El Brasil de ahora también es un equipo deshilvanado y ramplón. Carece de patrón de juego: ni tiene la ingeniería celeste de los tradicionales futbolistas del aire, que mezclaban el ‘jogo bonito’ y la samba, ni posee un organigrama sólido que sepa poner en marcha el fútbol físico que parece proponer Scolari. Sus jugadores parecen peores en bloque: si Neymar había levantado pasiones, había dado a entender que podía ser el futbolista del campeonato, ayer todo fue un naufragio. A Brasil solo se le aguanta con una bolsa de pipas gigante y mucha cerveza. Ayer nadie, nadie, salvo atrás y en instantes concretos David Luiz y Thiago Silva, dio sensación de pertenecer a la cadena de futbolistas que va desde Domingos da Guia y Ademir hasta Neymar Jr. Y no solo eso: la fortuna estuvo de su parte, en el remate final de Pinilla y en la suerte de los penaltis, donde Claudio Bravo pareció siempre un poco precipitado, incluso en el disparo que paró. Chile aguantó, supo jugar contra la adversidad de un gol en contra, igualó y estuvo a punto de provocar algunos suicidios en el país de Pelé.
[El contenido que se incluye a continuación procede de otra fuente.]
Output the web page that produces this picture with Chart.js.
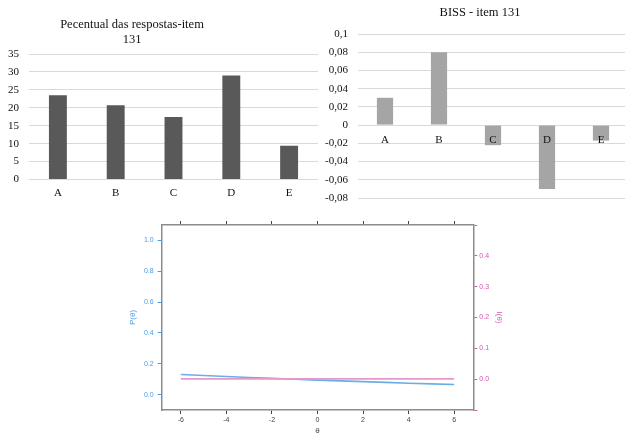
<!DOCTYPE html>
<html>
<head>
<meta charset="utf-8">
<script src="https://cdn.jsdelivr.net/npm/chart.js@4.4.1/dist/chart.umd.min.js"></script>
<style>
  html, body { margin: 0; padding: 0; background: #fff; width: 625px; height: 437px; overflow: hidden; position: relative; }
  canvas { position: absolute; }
  #pctChart { left: 0; top: 0; }
  #bissChart { left: 310px; top: 0; }
  #curveChart { left: 125px; top: 215px; }
</style>
</head>
<body>
<canvas id="pctChart" width="322" height="207"></canvas>
<canvas id="bissChart" width="318" height="207"></canvas>
<canvas id="curveChart" width="385" height="222"></canvas>
<script>
// Item 131: answer options
const answerCategories = ['A', 'B', 'C', 'D', 'E'];
// Percentage of answers per option
const answerPercent = [23.5, 20.7, 17.4, 29.0, 9.4];
const percentTicks = [0, 5, 10, 15, 20, 25, 30, 35];
// Biserial coefficient per option
const bissValues = [0.030, 0.080, -0.022, -0.070, -0.017];
const bissTicks = [-0.08, -0.06, -0.04, -0.02, 0, 0.02, 0.04, 0.06, 0.08, 0.1];
// Item characteristic / information curves
const thetaValues = [-6, -4, -2, 0, 2, 4, 6];
const probValues = [0.130, 0.117, 0.105, 0.094, 0.084, 0.074, 0.065];
const infoValues = [0.001, 0.001, 0.001, 0.001, 0.001, 0.001, 0.001];
const thetaTicks = [-6, -4, -2, 0, 2, 4, 6];
const probTicks = [0, 0.2, 0.4, 0.6, 0.8, 1.0];
const infoTicks = [-0.1, 0, 0.1, 0.2, 0.3, 0.4, 0.5];
const infoLabelled = [0, 0.1, 0.2, 0.3, 0.4];

const pctTitle = ['Pecentual das respostas-item', '131'];
const bissTitle = ['BISS - item 131'];

// Draws a centred (multi-line) caption at a fixed spot of the canvas
const captionPlugin = {
  id: 'caption',
  afterDraw(chart, args, opts) {
    if (!opts || !opts.lines) return;
    const ctx = chart.ctx;
    ctx.save();
    ctx.font = opts.font;
    ctx.fillStyle = opts.color || '#000';
    ctx.textAlign = 'center';
    ctx.textBaseline = 'middle';
    opts.lines.forEach((t, i) => ctx.fillText(t, opts.x, opts.y + i * opts.lineHeight));
    ctx.restore();
  }
};
Chart.register(captionPlugin);

const serif = 'Liberation Serif, Times New Roman, serif';
const sans = 'Liberation Sans, Arial, sans-serif';
const commaFmt = v => String(Math.round(v * 100) / 100).replace('.', ',');
const fixTicks = list => scale => { scale.ticks = list.map(v => ({ value: v })); };

// Percentage of answers
new Chart(document.getElementById('pctChart'), {
  type: 'bar',
  data: {
    labels: answerCategories,
    datasets: [{ data: answerPercent, backgroundColor: '#595959', barPercentage: 0.31, categoryPercentage: 1 }]
  },
  options: {
    responsive: false,
    animation: false,
    layout: { padding: { top: 54, right: 4, left: 0, bottom: 0 } },
    plugins: {
      legend: { display: false },
      tooltip: { enabled: false },
      caption: { lines: pctTitle, x: 132, y: 25, lineHeight: 15, font: '12.5px ' + serif, color: '#111' }
    },
    scales: {
      x: {
        grid: { display: false, drawTicks: false },
        border: { display: false },
        ticks: { color: '#111', font: { family: serif, size: 11 }, padding: 7 },
        afterFit: s => { s.height = 27.5; }
      },
      y: {
        min: 0, max: 35,
        afterBuildTicks: fixTicks(percentTicks),
        grid: { color: '#d9d9d9', drawTicks: false },
        border: { display: false },
        ticks: { color: '#111', font: { family: serif, size: 11 }, padding: 10 },
        afterFit: s => { s.width = 29; }
      }
    }
  }
});

// Biserial per option; category labels sit on the zero line, above the bars
new Chart(document.getElementById('bissChart'), {
  type: 'bar',
  data: {
    labels: answerCategories,
    datasets: [{ data: bissValues, backgroundColor: '#a5a5a5', barPercentage: 0.3, categoryPercentage: 1 }]
  },
  options: {
    responsive: false,
    animation: false,
    layout: { padding: { top: 34, right: 0, left: 0, bottom: 9 } },
    plugins: {
      legend: { display: false },
      tooltip: { enabled: false },
      caption: { lines: bissTitle, x: 170, y: 13, lineHeight: 15, font: '12.5px ' + serif, color: '#111' }
    },
    scales: {
      x: {
        position: { y: 0 },
        grid: { display: false, drawTicks: false },
        border: { display: false },
        ticks: { z: 1, color: '#111', font: { family: serif, size: 11 }, padding: 8 },
        afterFit: s => { s.height = 0; }
      },
      y: {
        min: -0.08, max: 0.1,
        afterBuildTicks: fixTicks(bissTicks),
        grid: { color: '#d9d9d9', drawTicks: false },
        border: { display: false },
        ticks: { color: '#111', font: { family: serif, size: 11 }, padding: 10, callback: v => commaFmt(v) },
        afterFit: s => { s.width = 48; s.paddingTop = 0; s.paddingBottom = 0; }
      }
    }
  }
});

// P(θ) and I(θ) curves
const blue = '#6aaee8';
const blueText = '#4a9be6';
const pink = '#e39acb';
const pinkText = '#d655b0';
const frame = '#8c8c8c';

new Chart(document.getElementById('curveChart'), {
  type: 'line',
  data: {
    datasets: [
      {
        label: 'I(θ)', yAxisID: 'y2', xAxisID: 'x',
        data: thetaValues.map((t, i) => ({ x: t, y: infoValues[i] })),
        borderColor: pink, borderWidth: 1.6, pointRadius: 0, tension: 0
      },
      {
        label: 'P(θ)', yAxisID: 'y', xAxisID: 'x',
        data: thetaValues.map((t, i) => ({ x: t, y: probValues[i] })),
        borderColor: blue, borderWidth: 1.6, pointRadius: 0, tension: 0.3
      }
    ]
  },
  options: {
    responsive: false,
    animation: false,
    layout: { padding: 0 },
    plugins: { legend: { display: false }, tooltip: { enabled: false } },
    scales: {
      x: {
        type: 'linear', position: 'bottom', min: -6.84, max: 6.84,
        afterBuildTicks: fixTicks(thetaTicks),
        grid: { drawOnChartArea: false, drawTicks: true, tickLength: 4, color: '#444' },
        border: { color: frame, width: 1.5 },
        ticks: { color: '#444', font: { family: sans, size: 7 }, padding: 2, callback: v => String(v) },
        title: { display: true, text: 'θ', color: '#444', font: { family: sans, size: 8 }, padding: { top: 0, bottom: 1.5 } },
        afterFit: s => { s.height = 27; }
      },
      x2: {
        type: 'linear', position: 'top', min: -6.84, max: 6.84,
        afterBuildTicks: fixTicks(thetaTicks),
        grid: { drawOnChartArea: false, drawTicks: true, tickLength: 4, color: '#444' },
        border: { color: frame, width: 1.5 },
        ticks: { display: false },
        afterFit: s => { s.height = 10; }
      },
      y: {
        type: 'linear', position: 'left', min: -0.1, max: 1.1,
        afterBuildTicks: fixTicks(probTicks),
        grid: { drawOnChartArea: false, drawTicks: true, tickLength: 4, color: blueText },
        border: { color: frame, width: 1.5 },
        ticks: { color: blueText, font: { family: sans, size: 7 }, padding: 4, callback: v => v.toFixed(1) },
        title: { display: true, text: 'P(θ)', color: blueText, font: { family: sans, size: 8 }, padding: { top: 3.2, bottom: 0 } },
        afterFit: s => { s.width = 36.7; }
      },
      y2: {
        type: 'linear', position: 'right', min: -0.1, max: 0.5,
        afterBuildTicks: fixTicks(infoTicks),
        grid: { drawOnChartArea: false, drawTicks: true, tickLength: 4, color: pinkText },
        border: { color: frame, width: 1.5 },
        ticks: { color: pinkText, font: { family: sans, size: 7 }, padding: 2,
                 callback: v => infoLabelled.some(u => Math.abs(u - v) < 1e-9) ? v.toFixed(1) : '' },
        title: { display: true, text: 'I(θ)', color: pinkText, font: { family: sans, size: 8 }, padding: { top: 6.2, bottom: 0 } },
        afterFit: s => { s.width = 36.7; }
      }
    }
  }
});
</script>
</body>
</html>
Brasil es una fábrica de forofismo. Y de desmesura nacional. El país, azotado por relámpagos de miseria e injusticia en todas las regiones, ha constatado, de nuevo, su condición trágica, incluso ganando. El equipo se mueve en el filo de la navaja y solo se estremece de veras cuando entona el himno nacional. Solo en ese momento, Brasil es el Brasil de siempre. Aquel que pretendía hacer del fútbol una de las bellas artes.